In Afghanistan, not only have we imposed democracy, but we have supported people of questionable integrity because they had the clout we needed to fight against the Taliban.  If we are not careful and we leave Afghanistan in the hands of these new leaders who used to be or still are drug lords and weapons dealers, we have not only created a breeding ground for a new dictator, but we have also associated democracy with tyrannism, deceit, and corruption.  It is in our best interest not only to train Afghani police forces, but to help the Afghanis rebuild their nation.  Again, we need to work with the Afghani communities, which are tribal, and find out from them what they need and how we can be of service to them.  Anything we build without community support won’t last even if it is good and beneficial to the people.  We need to help the Afghanis to be interested and invested in their own nation building.

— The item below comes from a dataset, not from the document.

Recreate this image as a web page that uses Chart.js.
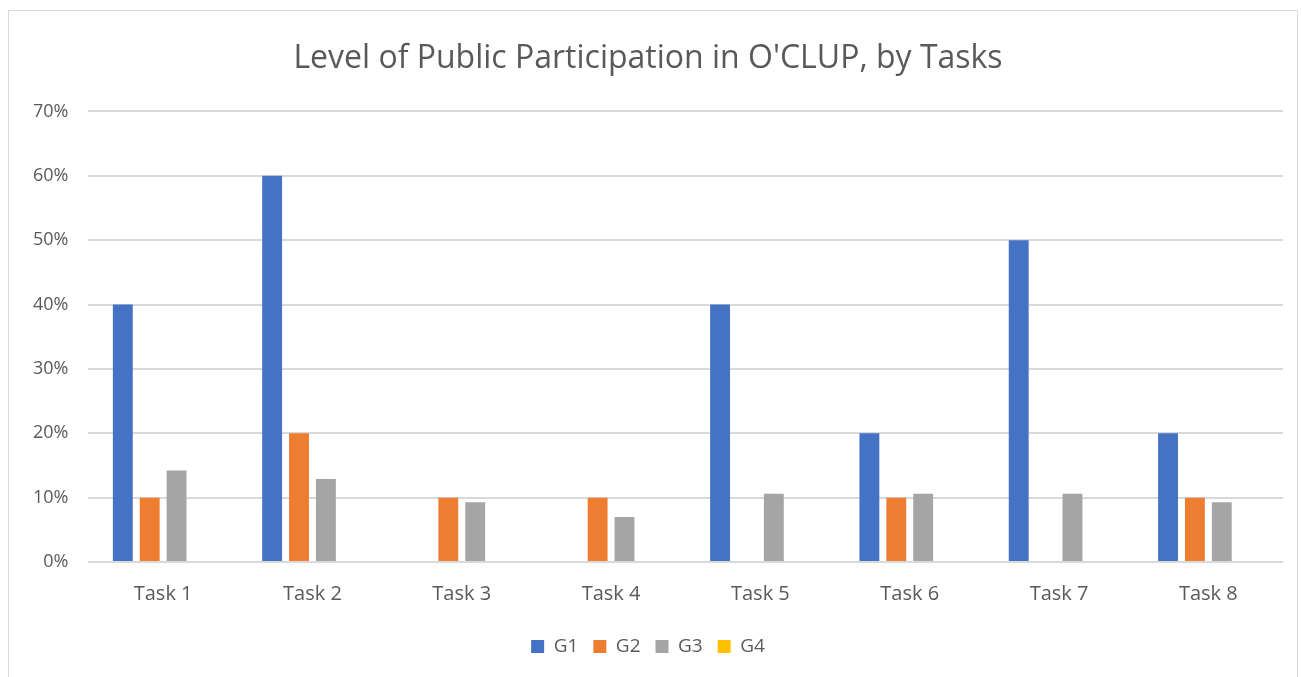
<!DOCTYPE html>
<html>
<head>
<meta charset="utf-8">
<script src="https://cdn.jsdelivr.net/npm/chart.js@4/dist/chart.umd.min.js"></script>
<style>
  html,body{margin:0;padding:0;background:#fff;overflow:hidden;}
  #frame{position:absolute;left:8px;top:10px;width:1290px;height:700px;border:1px solid #d9d9d9;box-sizing:border-box;}
  #wrap{position:absolute;left:0;top:0;width:1301px;height:677px;}
</style>
</head>
<body>
<div id="frame"></div>
<div id="wrap"><canvas id="chart"></canvas></div>
<script>
// data (percent)
const tasks = ['Task 1','Task 2','Task 3','Task 4','Task 5','Task 6','Task 7','Task 8'];
const g1 = [40, 60, 0, 0, 40, 20, 50, 20];
const g2 = [10, 20, 10, 10, 0, 10, 0, 10];
const g3 = [14.2, 12.9, 9.3, 7.0, 10.6, 10.6, 10.6, 9.3];
const g4 = [0, 0, 0, 0, 0, 0, 0, 0];
const yTicks = [0, 10, 20, 30, 40, 50, 60, 70];

const FONT = '"Open Sans", Lato, sans-serif';
const TXT = '#595959';

function ds(label, data, color){
  return {label, data, backgroundColor: color, borderWidth: 0,
    barPercentage: 0.74, categoryPercentage: 0.72};
}

new Chart(document.getElementById('chart'), {
  type: 'bar',
  data: {
    labels: tasks,
    datasets: [
      ds('G1', g1, '#4472C4'),
      ds('G2', g2, '#ED7D31'),
      ds('G3', g3, '#A5A5A5'),
      ds('G4', g4, '#FFC000')
    ]
  },
  options: {
    responsive: true,
    maintainAspectRatio: false,
    animation: false,
    layout: {padding: {left: 13, right: 18, top: 0, bottom: 11}},
    plugins: {
      title: {display: true, text: "Level of Public Participation in O'CLUP, by Tasks",
        color: TXT, font: {family: FONT, size: 32, weight: 'normal'}, padding: {top: 40, bottom: 33}},
      legend: {position: 'bottom', labels: {color: TXT, font: {family: FONT, size: 19},
        boxWidth: 13, boxHeight: 13, padding: 15}},
      tooltip: {enabled: false}
    },
    scales: {
      x: {
        grid: {display: false},
        border: {display: false},
        ticks: {color: TXT, font: {family: FONT, size: 20}, padding: 12},
        afterFit: axis => { axis.height += 4; }
      },
      y: {
        min: 0, max: 70,
        afterBuildTicks: axis => { axis.ticks = yTicks.map(v => ({value: v})); },
        grid: {color: '#d9d9d9', lineWidth: 2, drawTicks: false},
        border: {display: false},
        ticks: {color: TXT, font: {family: FONT, size: 18}, padding: 20, callback: v => v + '%'}
      }
    }
  }
});
</script>
</body>
</html>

I would say that the war in Afghanistan was justified as much as I think the war in Iraq was justified, not for the reasons given—housing al-Qaeda and bin Laden in Afghanistan and WMDs in Iraq—but for the ending of an era of oppression and massacres in both nations (not to say the wars haven’t had a large number of casualties).  Removing Saddam Hussein and the Taliban have been good things from a humanitarian point of view, so I would say the wars are justified.  However, if we don’t make sure the people are invested in their new governments and lives, I do feel like we will one day experience the repercussions of our intervention and that will be our greatest mistake.